In math and statistics, MAD commonly stands for Mean Absolute Deviation or Median Absolute Deviation , both of which measure variability or spread in a data set.

Mean Absolute Deviation (MAD)

• It is the average distance between each data value and the mean of the data set.
• To calculate MAD:
  1. Find the mean (average) of the data.
  2. Calculate the absolute difference between each data point and the mean.
  3. Find the average of these absolute differences.
• MAD tells you how spread out the data are around the mean.

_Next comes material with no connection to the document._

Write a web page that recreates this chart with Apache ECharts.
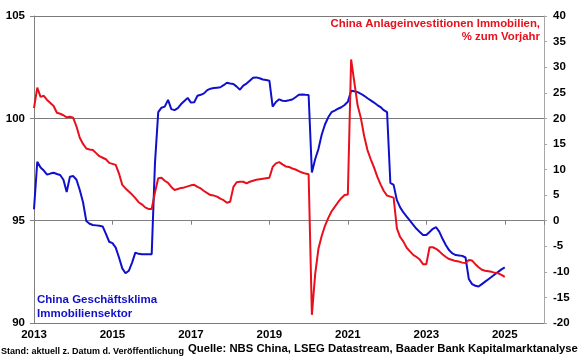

A larger MAD means the data points are more spread out; a smaller MAD means they are closer to the mean

Median Absolute Deviation (MAD)

• It is the median of the absolute deviations from the data's median.
• More robust than mean absolute deviation because it is less affected by outliers or skewed data.
• Useful when data contain outliers or are highly skewed.
• For example, given data with median 2, the MAD is the median of the absolute differences from 2.
• The median absolute deviation is a measure of statistical dispersion that is resistant to extreme values, unlike standard deviation

Summary

• Mean Absolute Deviation measures average distance from the mean.
• Median Absolute Deviation measures median distance from the median, providing a robust measure of spread.
• Both are used to understand how data values deviate from a central value, helping to describe variability in data sets.

Thus, "MAD" in math typically refers to these measures of spread or variability in statistics.